After all 30 layers have processed the hidden state:

  1. Final RMSNorm: The output hidden state is normalized one last time.
  2. Logits Computation: The normalized hidden state is projected against the output embedding matrix to produce logits over the full vocabulary (128,256 scores).
  3. Temperature Sampling: Logits are divided by a temperature parameter, then softmax is applied to produce a probability distribution. A token is sampled from this distribution.
  4. Token Decoding: The sampled token ID is converted back to text using the tokenizer's reverse vocabulary. Space markers are replaced with actual spaces, and special tokens are handled appropriately.
  5. Autoregressive Loop: The generated token is fed back as input, its KV representations are cached, and the process repeats until an EOS token is generated or the maximum length is reached.

CLI Usage​

Trinity provides two interfaces for BitNet inference:

Interactive Chat​

./bin/vibee chat --model path/to/bitnet-2b.gguf

This starts an interactive session where you can type prompts and receive generated responses.

HTTP API Server​

./bin/vibee serve --port 8080

This launches an HTTP server that accepts inference requests, suitable for integration with other applications or services.
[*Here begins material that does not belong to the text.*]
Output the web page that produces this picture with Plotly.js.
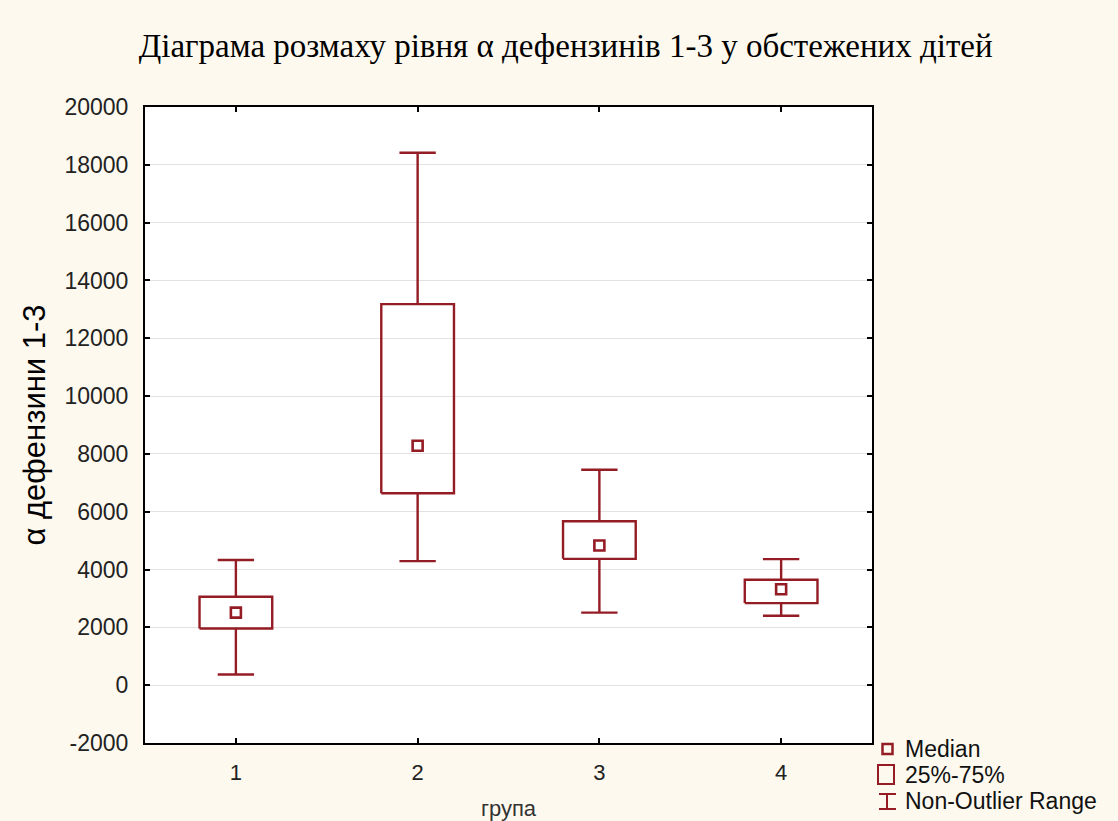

Performance Characteristics​

Because all weight matrices use ternary values, the dominant computation in each layer is the ternary matrix-vector multiply. This operation processes 4 trits per byte using a lookup table, replacing floating-point multiplication with conditional addition. The SIMD-optimized variant (ternaryMatVecSIMD) processes 8 elements at a time using vector instructions. The KV-cache ensures that each new token only requires a single forward pass through all layers, rather than reprocessing the entire sequence.